My take on this week's affair is that Uber is a mini-cab firm, albeit one with a clever app attached to it.

I assume the affair will end with Uber making an effort to placate the licensing authority and getting its licence extended after all.

But if that doesn't happen then new firms, armed with the same technology and a little less greed, will soon move in.

I could understand the previous generation being starry-eyed about anything based on the net, because it was all so new.

As John Harris once pointed out:
The computer industry came of age in the 1990s, that giddy phase of American and European history when authoritarianism was assumed to be on the wane.
But for the likes of Freddie and Fiona, digital natives as they are, the internet should be old hat.
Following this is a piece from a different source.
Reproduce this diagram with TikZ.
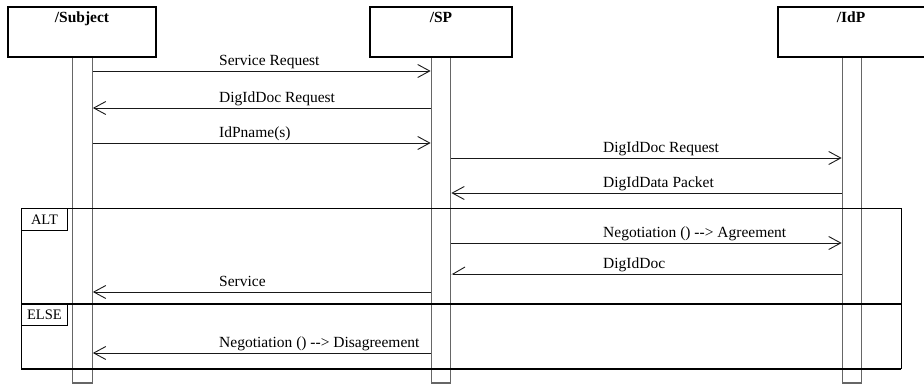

The fact that something is online should not stop us worrying about licensing conditions being kept to or treating quasi-monopolies with suspicion.

1 comment:

  1. Wikipedia has a long list of cognitive biases, and perhaps I missed the one that describes some Uber defenders. I'll describe the bias instead.

    TfL identified problems with the licence for Uber to act as a private hire car agency, provided four months for the company to address the problems, and announced that the licence would end after the problems weren't fixed.

    That is how contracts and licences operate. If you don't deliver, you don't get the deal.

    "It works for me!" is an expression shouted by IT people when someone reports a problem. Smart IT people use it as an expletive when somebody else has identified a problem that testing failed to uncover. It is a way of letting off steam before going off to fix the problem.

    Less intelligent IT people interpret it as a solution. "It works for me!" doesn't mean that it always works for everyone.